In 1970, he was traded to the Nankai Hawks, which was also one of the Japanese teams but belonged to the other league, the Pacific League. In 1971, he retired and was appointed a coach.

==Managing career==
After working for two years as the Hawks' coach and for one year as the Carp's coach, he was assigned in 1975 to the manager post of the Carp because Joe Lutz, who was the manager at the time, left the team in April, during the baseball season. That year, he led the Carp to become the league champion for the first time in the team's 26-year-long history. He has said that during the year there were mysterious events around him. For example, bluebirds, which are considered the symbol of happiness in Japan, came to his birdcage.

In 1979, 1980, and 1984 he led the team to win the league championship again and moreover to win the Japan championship. At the end of the season of 1985, he left the team. As of 2009, he is the only manager who has led the Carp to win the Japan championship.

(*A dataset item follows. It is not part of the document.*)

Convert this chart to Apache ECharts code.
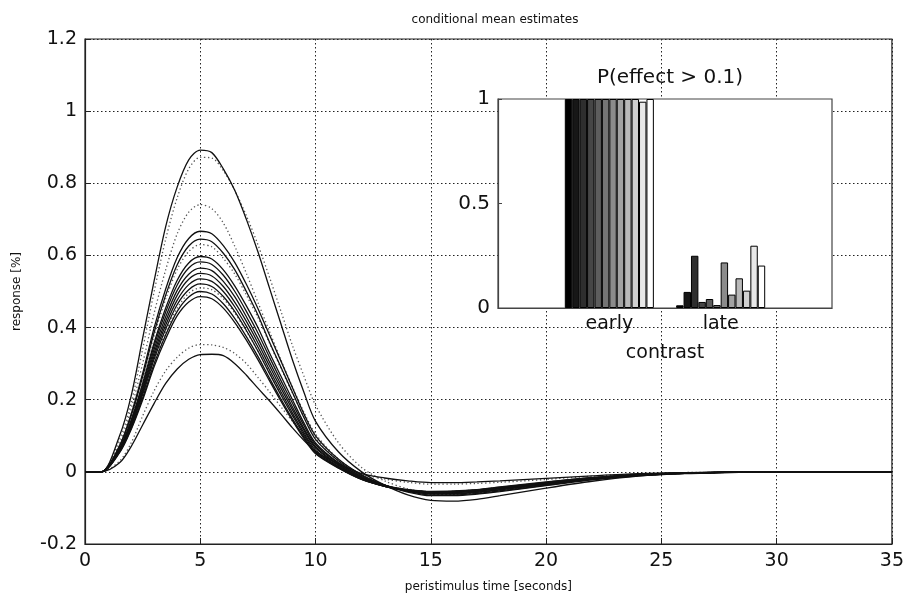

As a manager, he put special emphasis on baserunning. For the 11 years he was the manager, the number of the steals made by the team in one season exceeded 100 11 times. Also, he trained "utility players", players who can serve as both an infielder and an outfielder, in order to make the best use of a limited number of players. In addition, he requested that the owner of the team build indoor training rooms, which did not exist in the world of Japanese baseball in those days. With them, players can train even on rainy days. As a result of these policies, during the 11 years he led the Carp, the Carp became the top-class, which means the first place, second place, or third place, nine times, the league champion four times, the Japan champion three times.

In 1987, he assumed the manager post of the Taiyo Whales, which was another Japanese professional baseball team, on a five-year contract because he was thought highly of as a result of his work with the Carp. However, he retired from the post at the end of the season of 1989 because he could not bring the team to the top class.

His 873 wins as a manager put him into 14th place on the all-time list of Japanese professional baseball.

==After retirement from professional baseball==
After he retired from the manager post of the Whales, he became a baseball commentator, and also the chairman of the International Boys Baseball Association Japan, which has been working to popularize baseball in countries in which baseball is not so popular as Japan. In 1999, he was selected as a member of the Japanese Baseball Hall of Fame, which admits people who have rendered distinguished service to the world of Japanese baseball.

Since February 2008, he has been the manager of the baseball team of Tokyo International University. As there had been no ex-professional manager serving as the manager of the baseball team of a university for 61 years, his adoption of the manager
role at the university was reported in not only sports newspapers but also some general newspapers.